PROBLEM STATEMENT:
In the copy, include every entry exactly but none of the images.

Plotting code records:
━━━━━━━━━━━━━━━━
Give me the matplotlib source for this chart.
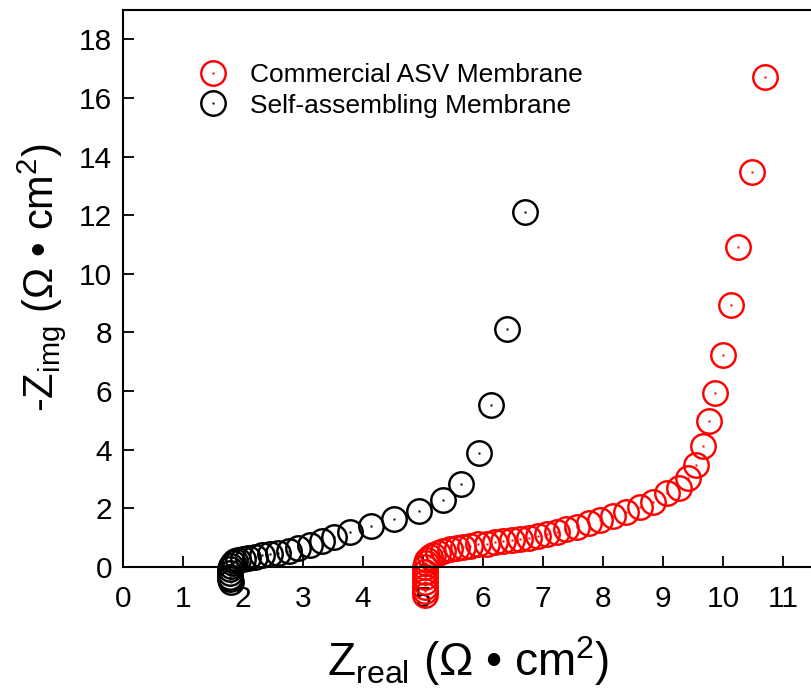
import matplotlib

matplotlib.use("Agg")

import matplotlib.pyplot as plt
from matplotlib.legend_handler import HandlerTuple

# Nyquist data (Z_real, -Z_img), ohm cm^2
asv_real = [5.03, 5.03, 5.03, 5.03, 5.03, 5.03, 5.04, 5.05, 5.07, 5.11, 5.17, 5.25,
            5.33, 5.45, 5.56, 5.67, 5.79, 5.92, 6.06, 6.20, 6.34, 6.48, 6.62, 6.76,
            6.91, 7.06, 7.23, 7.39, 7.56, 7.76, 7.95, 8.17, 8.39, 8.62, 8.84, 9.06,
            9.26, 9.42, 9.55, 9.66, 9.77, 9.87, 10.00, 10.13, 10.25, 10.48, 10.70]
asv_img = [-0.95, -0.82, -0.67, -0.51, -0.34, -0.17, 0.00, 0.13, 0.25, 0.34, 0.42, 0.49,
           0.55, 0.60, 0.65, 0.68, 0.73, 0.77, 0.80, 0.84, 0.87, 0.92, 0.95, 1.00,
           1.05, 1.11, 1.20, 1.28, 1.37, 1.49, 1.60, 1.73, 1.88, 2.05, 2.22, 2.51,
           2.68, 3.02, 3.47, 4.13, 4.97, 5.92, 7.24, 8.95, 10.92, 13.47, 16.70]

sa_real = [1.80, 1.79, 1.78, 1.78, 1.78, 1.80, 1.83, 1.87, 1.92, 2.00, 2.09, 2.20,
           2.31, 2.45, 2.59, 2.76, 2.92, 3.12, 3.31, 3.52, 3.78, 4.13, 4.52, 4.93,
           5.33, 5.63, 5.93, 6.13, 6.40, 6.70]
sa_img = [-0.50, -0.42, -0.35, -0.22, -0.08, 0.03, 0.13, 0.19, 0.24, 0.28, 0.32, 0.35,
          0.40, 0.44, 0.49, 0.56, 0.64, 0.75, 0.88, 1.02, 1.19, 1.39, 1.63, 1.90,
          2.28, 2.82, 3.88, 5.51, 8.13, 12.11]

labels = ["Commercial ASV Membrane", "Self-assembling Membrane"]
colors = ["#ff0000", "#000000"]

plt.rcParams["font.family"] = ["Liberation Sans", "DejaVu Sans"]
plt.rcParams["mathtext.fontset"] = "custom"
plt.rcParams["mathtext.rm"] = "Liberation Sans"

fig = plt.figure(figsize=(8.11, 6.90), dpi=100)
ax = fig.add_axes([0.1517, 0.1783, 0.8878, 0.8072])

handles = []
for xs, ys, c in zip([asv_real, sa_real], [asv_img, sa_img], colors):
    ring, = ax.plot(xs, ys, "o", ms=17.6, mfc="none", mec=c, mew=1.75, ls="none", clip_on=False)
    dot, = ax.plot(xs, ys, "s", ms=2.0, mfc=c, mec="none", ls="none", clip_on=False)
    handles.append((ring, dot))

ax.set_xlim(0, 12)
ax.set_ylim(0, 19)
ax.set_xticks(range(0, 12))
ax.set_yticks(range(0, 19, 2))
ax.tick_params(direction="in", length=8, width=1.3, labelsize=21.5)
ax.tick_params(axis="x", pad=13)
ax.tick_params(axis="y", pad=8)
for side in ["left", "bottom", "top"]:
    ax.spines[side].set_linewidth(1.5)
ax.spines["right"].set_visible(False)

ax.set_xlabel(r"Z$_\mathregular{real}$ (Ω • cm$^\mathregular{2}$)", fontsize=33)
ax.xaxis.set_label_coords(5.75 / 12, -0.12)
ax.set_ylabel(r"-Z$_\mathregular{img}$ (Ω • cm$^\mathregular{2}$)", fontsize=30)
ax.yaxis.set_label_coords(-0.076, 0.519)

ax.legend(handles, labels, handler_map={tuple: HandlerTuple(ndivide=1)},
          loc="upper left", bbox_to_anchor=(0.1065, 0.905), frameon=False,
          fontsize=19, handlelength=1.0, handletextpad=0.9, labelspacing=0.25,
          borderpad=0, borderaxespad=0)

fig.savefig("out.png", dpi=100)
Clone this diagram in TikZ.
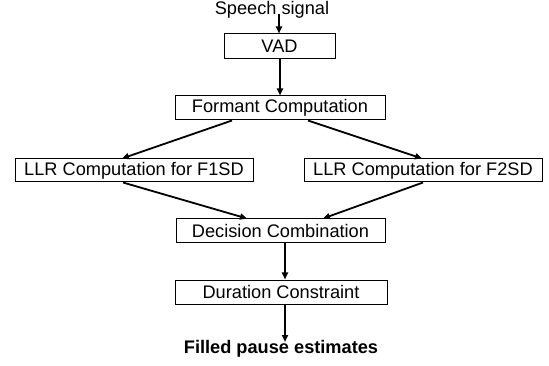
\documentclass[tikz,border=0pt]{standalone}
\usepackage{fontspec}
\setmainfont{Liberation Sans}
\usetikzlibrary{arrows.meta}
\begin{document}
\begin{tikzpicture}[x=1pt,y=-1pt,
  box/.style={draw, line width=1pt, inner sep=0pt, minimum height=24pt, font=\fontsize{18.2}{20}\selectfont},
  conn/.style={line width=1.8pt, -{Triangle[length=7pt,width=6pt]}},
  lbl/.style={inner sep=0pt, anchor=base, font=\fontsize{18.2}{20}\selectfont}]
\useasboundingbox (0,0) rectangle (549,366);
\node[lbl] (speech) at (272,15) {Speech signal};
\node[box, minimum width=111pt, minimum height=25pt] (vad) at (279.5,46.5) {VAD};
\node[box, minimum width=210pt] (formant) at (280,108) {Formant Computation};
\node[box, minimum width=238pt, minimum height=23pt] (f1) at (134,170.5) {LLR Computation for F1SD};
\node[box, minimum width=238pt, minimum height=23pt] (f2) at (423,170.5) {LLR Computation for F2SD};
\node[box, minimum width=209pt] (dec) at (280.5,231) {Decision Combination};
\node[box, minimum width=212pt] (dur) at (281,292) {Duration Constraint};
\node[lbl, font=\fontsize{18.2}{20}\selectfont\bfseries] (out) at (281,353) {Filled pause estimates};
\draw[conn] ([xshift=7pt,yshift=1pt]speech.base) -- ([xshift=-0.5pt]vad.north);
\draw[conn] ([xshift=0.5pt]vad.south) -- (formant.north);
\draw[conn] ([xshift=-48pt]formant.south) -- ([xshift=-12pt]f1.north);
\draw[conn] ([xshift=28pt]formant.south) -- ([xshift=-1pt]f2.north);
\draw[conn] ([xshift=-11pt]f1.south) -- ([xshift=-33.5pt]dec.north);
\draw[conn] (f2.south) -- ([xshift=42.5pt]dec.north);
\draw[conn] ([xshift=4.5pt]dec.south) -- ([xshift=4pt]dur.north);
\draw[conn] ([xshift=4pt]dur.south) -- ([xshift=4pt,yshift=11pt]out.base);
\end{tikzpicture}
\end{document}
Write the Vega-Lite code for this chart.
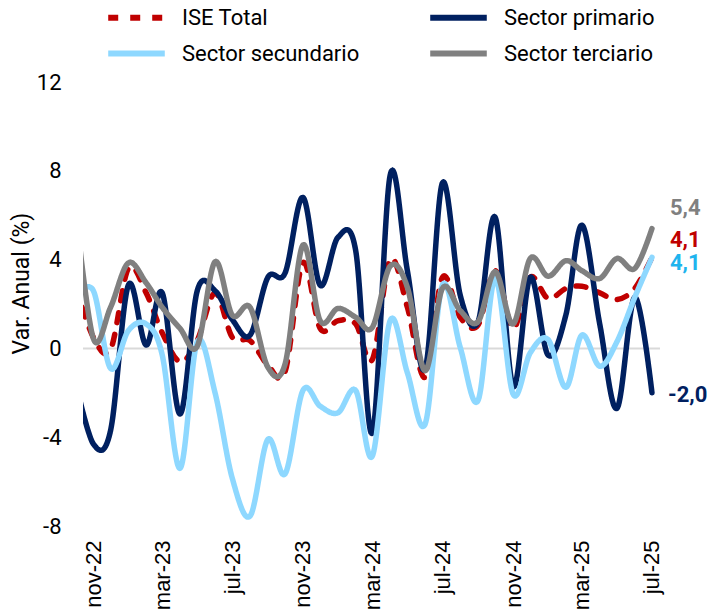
━━━━━━━━━━━━━━━━
ANSWER IN FULL:
Give me the matplotlib source for this chart.
import matplotlib

matplotlib.use("Agg")

import matplotlib.pyplot as plt
from matplotlib.legend_handler import HandlerTuple

# Nyquist data (Z_real, -Z_img), ohm cm^2
asv_real = [5.03, 5.03, 5.03, 5.03, 5.03, 5.03, 5.04, 5.05, 5.07, 5.11, 5.17, 5.25,
            5.33, 5.45, 5.56, 5.67, 5.79, 5.92, 6.06, 6.20, 6.34, 6.48, 6.62, 6.76,
            6.91, 7.06, 7.23, 7.39, 7.56, 7.76, 7.95, 8.17, 8.39, 8.62, 8.84, 9.06,
            9.26, 9.42, 9.55, 9.66, 9.77, 9.87, 10.00, 10.13, 10.25, 10.48, 10.70]
asv_img = [-0.95, -0.82, -0.67, -0.51, -0.34, -0.17, 0.00, 0.13, 0.25, 0.34, 0.42, 0.49,
           0.55, 0.60, 0.65, 0.68, 0.73, 0.77, 0.80, 0.84, 0.87, 0.92, 0.95, 1.00,
           1.05, 1.11, 1.20, 1.28, 1.37, 1.49, 1.60, 1.73, 1.88, 2.05, 2.22, 2.51,
           2.68, 3.02, 3.47, 4.13, 4.97, 5.92, 7.24, 8.95, 10.92, 13.47, 16.70]

sa_real = [1.80, 1.79, 1.78, 1.78, 1.78, 1.80, 1.83, 1.87, 1.92, 2.00, 2.09, 2.20,
           2.31, 2.45, 2.59, 2.76, 2.92, 3.12, 3.31, 3.52, 3.78, 4.13, 4.52, 4.93,
           5.33, 5.63, 5.93, 6.13, 6.40, 6.70]
sa_img = [-0.50, -0.42, -0.35, -0.22, -0.08, 0.03, 0.13, 0.19, 0.24, 0.28, 0.32, 0.35,
          0.40, 0.44, 0.49, 0.56, 0.64, 0.75, 0.88, 1.02, 1.19, 1.39, 1.63, 1.90,
          2.28, 2.82, 3.88, 5.51, 8.13, 12.11]

labels = ["Commercial ASV Membrane", "Self-assembling Membrane"]
colors = ["#ff0000", "#000000"]

plt.rcParams["font.family"] = ["Liberation Sans", "DejaVu Sans"]
plt.rcParams["mathtext.fontset"] = "custom"
plt.rcParams["mathtext.rm"] = "Liberation Sans"

fig = plt.figure(figsize=(8.11, 6.90), dpi=100)
ax = fig.add_axes([0.1517, 0.1783, 0.8878, 0.8072])

handles = []
for xs, ys, c in zip([asv_real, sa_real], [asv_img, sa_img], colors):
    ring, = ax.plot(xs, ys, "o", ms=17.6, mfc="none", mec=c, mew=1.75, ls="none", clip_on=False)
    dot, = ax.plot(xs, ys, "s", ms=2.0, mfc=c, mec="none", ls="none", clip_on=False)
    handles.append((ring, dot))

ax.set_xlim(0, 12)
ax.set_ylim(0, 19)
ax.set_xticks(range(0, 12))
ax.set_yticks(range(0, 19, 2))
ax.tick_params(direction="in", length=8, width=1.3, labelsize=21.5)
ax.tick_params(axis="x", pad=13)
ax.tick_params(axis="y", pad=8)
for side in ["left", "bottom", "top"]:
    ax.spines[side].set_linewidth(1.5)
ax.spines["right"].set_visible(False)

ax.set_xlabel(r"Z$_\mathregular{real}$ (Ω • cm$^\mathregular{2}$)", fontsize=33)
ax.xaxis.set_label_coords(5.75 / 12, -0.12)
ax.set_ylabel(r"-Z$_\mathregular{img}$ (Ω • cm$^\mathregular{2}$)", fontsize=30)
ax.yaxis.set_label_coords(-0.076, 0.519)

ax.legend(handles, labels, handler_map={tuple: HandlerTuple(ndivide=1)},
          loc="upper left", bbox_to_anchor=(0.1065, 0.905), frameon=False,
          fontsize=19, handlelength=1.0, handletextpad=0.9, labelspacing=0.25,
          borderpad=0, borderaxespad=0)

fig.savefig("out.png", dpi=100)
Clone this diagram in TikZ.
\documentclass[tikz,border=0pt]{standalone}
\usepackage{fontspec}
\setmainfont{Liberation Sans}
\usetikzlibrary{arrows.meta}
\begin{document}
\begin{tikzpicture}[x=1pt,y=-1pt,
  box/.style={draw, line width=1pt, inner sep=0pt, minimum height=24pt, font=\fontsize{18.2}{20}\selectfont},
  conn/.style={line width=1.8pt, -{Triangle[length=7pt,width=6pt]}},
  lbl/.style={inner sep=0pt, anchor=base, font=\fontsize{18.2}{20}\selectfont}]
\useasboundingbox (0,0) rectangle (549,366);
\node[lbl] (speech) at (272,15) {Speech signal};
\node[box, minimum width=111pt, minimum height=25pt] (vad) at (279.5,46.5) {VAD};
\node[box, minimum width=210pt] (formant) at (280,108) {Formant Computation};
\node[box, minimum width=238pt, minimum height=23pt] (f1) at (134,170.5) {LLR Computation for F1SD};
\node[box, minimum width=238pt, minimum height=23pt] (f2) at (423,170.5) {LLR Computation for F2SD};
\node[box, minimum width=209pt] (dec) at (280.5,231) {Decision Combination};
\node[box, minimum width=212pt] (dur) at (281,292) {Duration Constraint};
\node[lbl, font=\fontsize{18.2}{20}\selectfont\bfseries] (out) at (281,353) {Filled pause estimates};
\draw[conn] ([xshift=7pt,yshift=1pt]speech.base) -- ([xshift=-0.5pt]vad.north);
\draw[conn] ([xshift=0.5pt]vad.south) -- (formant.north);
\draw[conn] ([xshift=-48pt]formant.south) -- ([xshift=-12pt]f1.north);
\draw[conn] ([xshift=28pt]formant.south) -- ([xshift=-1pt]f2.north);
\draw[conn] ([xshift=-11pt]f1.south) -- ([xshift=-33.5pt]dec.north);
\draw[conn] (f2.south) -- ([xshift=42.5pt]dec.north);
\draw[conn] ([xshift=4.5pt]dec.south) -- ([xshift=4pt]dur.north);
\draw[conn] ([xshift=4pt]dur.south) -- ([xshift=4pt,yshift=11pt]out.base);
\end{tikzpicture}
\end{document}
Write the Vega-Lite code for this chart.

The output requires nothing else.